Mehr als 75 000 Festlandstürken, nach manchen Schätzungen sogar 100 000 hat
Rauf Denktasch, der starke Mann im Norden, während der vergangenen Jahre in
seine "Türkische Republik Nordzypern" geholt, einen Ende 1983 in der
Besatzungszone proklamierten und einzig von Ankara anerkannten Pseudostaat.
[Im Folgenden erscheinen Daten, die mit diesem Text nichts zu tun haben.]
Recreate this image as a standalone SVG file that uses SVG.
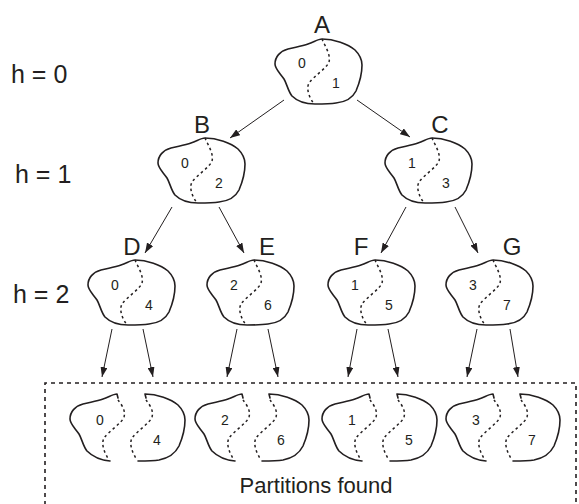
<svg xmlns="http://www.w3.org/2000/svg" xmlns:xlink="http://www.w3.org/1999/xlink" width="579" height="504" viewBox="0 0 579 504">
<style>
.outline{fill:none;stroke:#231f20;stroke-width:1.6;stroke-linejoin:round;stroke-linecap:round}
.cut{fill:none;stroke:#231f20;stroke-width:1.5;stroke-dasharray:2.5 3}
.conn{stroke:#231f20;stroke-width:1;fill:none;marker-end:url(#ah)}
.box{fill:none;stroke:#231f20;stroke-width:1.6;stroke-dasharray:4 4}
text{font-family:"Liberation Sans",Arial,sans-serif;fill:#231f20;text-anchor:middle}
.big{font-size:24px}
.lvl{font-size:25px;text-anchor:start}
.num{font-size:14px}
.cap{font-size:22px}
</style>
<defs>
<marker id="ah" markerWidth="10" markerHeight="7" refX="10" refY="3.5" orient="auto" markerUnits="userSpaceOnUse">
<path d="M0,0 L10,3.5 L0,7 Z" fill="#231f20"/>
</marker>
<path id="blob" class="outline" d="M0,0 C12,0 26,5 33,11 C38,16 40,21 40,26 C40,34 37,45 34,52 C31,58 24,63 14,64 C8,65 0,65 -7,65 C-18,65 -26,61 -30,57 C-34,52 -35,45 -38,40 C-42,34 -47,30 -47,25 C-47,18 -42,12 -34,10 C-26,8 -20,7 -14,5 C-8,3 -4,0 0,0 Z"/>
<path id="cutline" class="cut" d="M0,0 C3,7 9,16 7,23 C5,29 -8,37 -13,44 C-16,50 -13,58 -8,65"/>
<path id="lefthalf" class="outline" d="M1,4 L0,0 C-4,0 -8,3 -14,5 C-20,7 -26,8 -34,10 C-42,12 -47,18 -47,25 C-47,30 -42,34 -38,40 C-35,45 -34,52 -30,57 C-26,61 -18,66 -7,67"/>
<path id="righthalf" class="outline" d="M1,4 L0,0 C12,0 26,5 33,11 C38,16 40,21 40,26 C40,34 37,45 34,52 C31,58 24,64 14,66 C8,67 0,67 -7,67"/>
<path id="cutpiece" class="cut" d="M1,6 C4,10 9,16 7,23 C5,29 -8,37 -13,44 C-16,50 -13,58 -8,66"/>
</defs>

<g id="level-labels">
<text class="lvl" x="11" y="83">h = 0</text>
<text class="lvl" x="15" y="183">h = 1</text>
<text class="lvl" x="13" y="303">h = 2</text>
</g>

<g id="connectors">
<line class="conn" x1="284" y1="100" x2="230" y2="138"/>
<line class="conn" x1="357" y1="100" x2="410" y2="137"/>
<line class="conn" x1="172" y1="207" x2="145" y2="253"/>
<line class="conn" x1="219" y1="207" x2="244" y2="253"/>
<line class="conn" x1="406" y1="207" x2="381" y2="253"/>
<line class="conn" x1="455" y1="207" x2="478" y2="253"/>
<line class="conn" x1="112" y1="329" x2="102" y2="377"/>
<line class="conn" x1="143" y1="329" x2="153" y2="377"/>
<line class="conn" x1="237" y1="329" x2="227" y2="377"/>
<line class="conn" x1="268" y1="329" x2="278" y2="377"/>
<line class="conn" x1="357" y1="329" x2="348" y2="377"/>
<line class="conn" x1="388" y1="329" x2="398" y2="377"/>
<line class="conn" x1="477" y1="329" x2="467" y2="377"/>
<line class="conn" x1="510" y1="329" x2="518" y2="377"/>
</g>

<g id="node-A">
<text class="big" x="322" y="33">A</text>
<use xlink:href="#blob" href="#blob" transform="translate(322,39)"/>
<use xlink:href="#cutline" href="#cutline" transform="translate(322,39)"/>
<text class="num" x="302" y="68">0</text>
<text class="num" x="336" y="88">1</text>
</g>

<g id="node-B">
<text class="big" x="202" y="133">B</text>
<use xlink:href="#blob" href="#blob" transform="translate(205,138)"/>
<use xlink:href="#cutline" href="#cutline" transform="translate(205,138)"/>
<text class="num" x="185" y="168">0</text>
<text class="num" x="219" y="188">2</text>
</g>

<g id="node-C">
<text class="big" x="440" y="133">C</text>
<use xlink:href="#blob" href="#blob" transform="translate(432,138)"/>
<use xlink:href="#cutline" href="#cutline" transform="translate(432,138)"/>
<text class="num" x="412" y="168">1</text>
<text class="num" x="446" y="188">3</text>
</g>

<g id="node-D">
<text class="big" x="132" y="255">D</text>
<use xlink:href="#blob" href="#blob" transform="translate(135,260)"/>
<use xlink:href="#cutline" href="#cutline" transform="translate(135,260)"/>
<text class="num" x="115" y="290">0</text>
<text class="num" x="149" y="310">4</text>
</g>

<g id="node-E">
<text class="big" x="267" y="255">E</text>
<use xlink:href="#blob" href="#blob" transform="translate(254,260)"/>
<use xlink:href="#cutline" href="#cutline" transform="translate(254,260)"/>
<text class="num" x="234" y="290">2</text>
<text class="num" x="268" y="310">6</text>
</g>

<g id="node-F">
<text class="big" x="361" y="255">F</text>
<use xlink:href="#blob" href="#blob" transform="translate(375,260)"/>
<use xlink:href="#cutline" href="#cutline" transform="translate(375,260)"/>
<text class="num" x="355" y="290">1</text>
<text class="num" x="389" y="310">5</text>
</g>

<g id="node-G">
<text class="big" x="512" y="255">G</text>
<use xlink:href="#blob" href="#blob" transform="translate(493,260)"/>
<use xlink:href="#cutline" href="#cutline" transform="translate(493,260)"/>
<text class="num" x="473" y="290">3</text>
<text class="num" x="507" y="310">7</text>
</g>

<g id="partitions-box">
<path class="box" d="M45,505 L45,383 L576,383 L576,505"/>
<text class="cap" x="316" y="493">Partitions found</text>
</g>

<g id="part-0-4">
<use xlink:href="#lefthalf" href="#lefthalf" transform="translate(117,394)"/>
<use xlink:href="#cutpiece" href="#cutpiece" transform="translate(117,394)"/>
<use xlink:href="#righthalf" href="#righthalf" transform="translate(145,394)"/>
<use xlink:href="#cutpiece" href="#cutpiece" transform="translate(145,394)"/>
<text class="num" x="100" y="425">0</text>
<text class="num" x="157" y="445">4</text>
</g>

<g id="part-2-6">
<use xlink:href="#lefthalf" href="#lefthalf" transform="translate(242,394)"/>
<use xlink:href="#cutpiece" href="#cutpiece" transform="translate(242,394)"/>
<use xlink:href="#righthalf" href="#righthalf" transform="translate(269,394)"/>
<use xlink:href="#cutpiece" href="#cutpiece" transform="translate(269,394)"/>
<text class="num" x="225" y="425">2</text>
<text class="num" x="281" y="445">6</text>
</g>

<g id="part-1-5">
<use xlink:href="#lefthalf" href="#lefthalf" transform="translate(369,394)"/>
<use xlink:href="#cutpiece" href="#cutpiece" transform="translate(369,394)"/>
<use xlink:href="#righthalf" href="#righthalf" transform="translate(397,394)"/>
<use xlink:href="#cutpiece" href="#cutpiece" transform="translate(397,394)"/>
<text class="num" x="352" y="425">1</text>
<text class="num" x="409" y="445">5</text>
</g>

<g id="part-3-7">
<use xlink:href="#lefthalf" href="#lefthalf" transform="translate(493,394)"/>
<use xlink:href="#cutpiece" href="#cutpiece" transform="translate(493,394)"/>
<use xlink:href="#righthalf" href="#righthalf" transform="translate(520,394)"/>
<use xlink:href="#cutpiece" href="#cutpiece" transform="translate(520,394)"/>
<text class="num" x="476" y="425">3</text>
<text class="num" x="532" y="445">7</text>
</g>
</svg>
Diese Siedlungspolitik ist Teil de Bemühungen Denktaschs, den Inselnorden
dauerhaft zu türkisieren. Die wenigen zurückgebliebenen griechischen Zyprioten
leben in einer ihnen fremd gewordenen Welt. Ihre Städte und Dörfer haben heut
andere Namen: aus Kyrenia wurde Girne, Morphou heißt jetzt Güzelyurt und
Ajaloussa nennt sich Maltepe.
Die paar Hundert
griechischen Zyprioten leben für sich, abgesondert, auf mehr als ein Dutzend
Dörfer zerstreut, hinter verschlossenen Türen. Im 1975 von den griechischen und
türkischen Zyprioten sowie dem damaligen UN-Generalsekretär Kurt Waldheim
unterzeichneten "Dritten Wiener Übereinkommen" verpflichteten sich die
türkischen Zyprioten, den im Norden verbliebenen Inselgriechen das Recht auf
Freizügigkeit, Erziehung, Religionsausübung und medizinische Versorgung zu
gewähren. Die gleichen Rechte gelten für
etwa dreihundert türkische Zyprioten, die weiterhin im griechisch besiedelten
Süden der Insel leben. Im türkischen Norden allerdings steht auch 17 Jahre
später vieles davon nur auf dem Papier.
Das Leben in der Diaspora, und sei es noch so heldenhaft, ist nicht
jedermanns Sache. Damit ist vorgezeichnet, daß die kleine griechisch-zypriotische
Gemeinschaft im Norden weiter schrumpfen wird. Denn wer sich einmal im Süden
niedergelassen hat, dem verweigern die türkischen Behörden den
"Grenzübertritt". Nicht mal Besuche bei Familienangehörigen, die im
Norden leben, werden genehmigt.
Die wichtigste Verbindung zur Außenwelt für die
"Eingeschlossenen" sind die UN-Konvois. Zweimal in der Woche kommen
die weißen Jeeps und Lastwagen aus dem Süden. Sie bringen Post, Medikamente und
Lebensmittel, Schulbücher für die wenigen griechisch-zypriotischen Kinder im
Norden, Rollstühle und Krücken für die Gebrechlichen - und Windeln für die
sieben griechisch-zypriotischen Babys, die im Norden heranwachsen.